I think Macri is on the right path; he just needs more time to show the effects of his current and future measures.
He is definitely not on the right path.
Macri's economic vision made numerous assumptions about the world economy that used to be true, but are not true any longer. First and foremost, he assumed that opening up the Argentine economy would provoke this rush of investment, without ever truly understanding why the Argentine economy insulated itself in the first place.
Macri believed Argentina's problems -- depressed exports, inflation, currency devaluation, decreased FX reserves -- were only Argentina's problems. Nonetheless, if we look at foreign exchange reserves regionally, which can be used to make inferences about exports, inflation and currency devaluation, we can see that this is certainly a regional problem (also global, although not shown below):
https://www.google.c...&ind=false
The CFK administration abandoned the agro export-led growth strategy (Macri wants to bring it back) that it and many other countries in the region had adopted because China was no longer a willing buyer. China stopped buying soy beans, copper, etc. from the region firstly because U.S. imports from China stagnated after 2008. This was a short lived drop, however. To maintain growth, the Chinese injected billions of dollars in economic stimulus into the economy after 2008, which along with stimulus in other countries, helped Chinese imports rebound. However, the effects of stimulus faded around 2011-2012, which is why the price of commodities in general have plummeted since then.
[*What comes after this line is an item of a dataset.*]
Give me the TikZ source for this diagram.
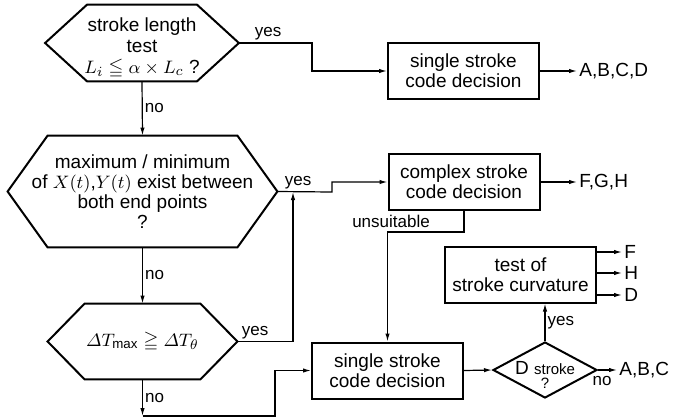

The CFK administration instead aimed to sustain and increase demand locally given that it could no longer count on its most important trade partners, China and Brazil, to sustain demand. If your biggest trade partners won't buy your exports, what else can you do? You can search for new trade partners, but remember, this is a global problem. Argentina fell because both Brazil and China fell, and Brazil fell because China and the United States fell, and China fell because the United States and Europe fell.
I think CFK would have preferred to continue along the same path that made her husband's administration successful (economically), but she figured out what Macri seemingly hasn't.
Somehow, Macri feels that he can defy global trends. He will fail -- and especially now as he was banking on the U.S. to open its market to Argentine goods. That was always a far-fetched idea simply looking at U.S. trade data, but with Trump it's far less likely.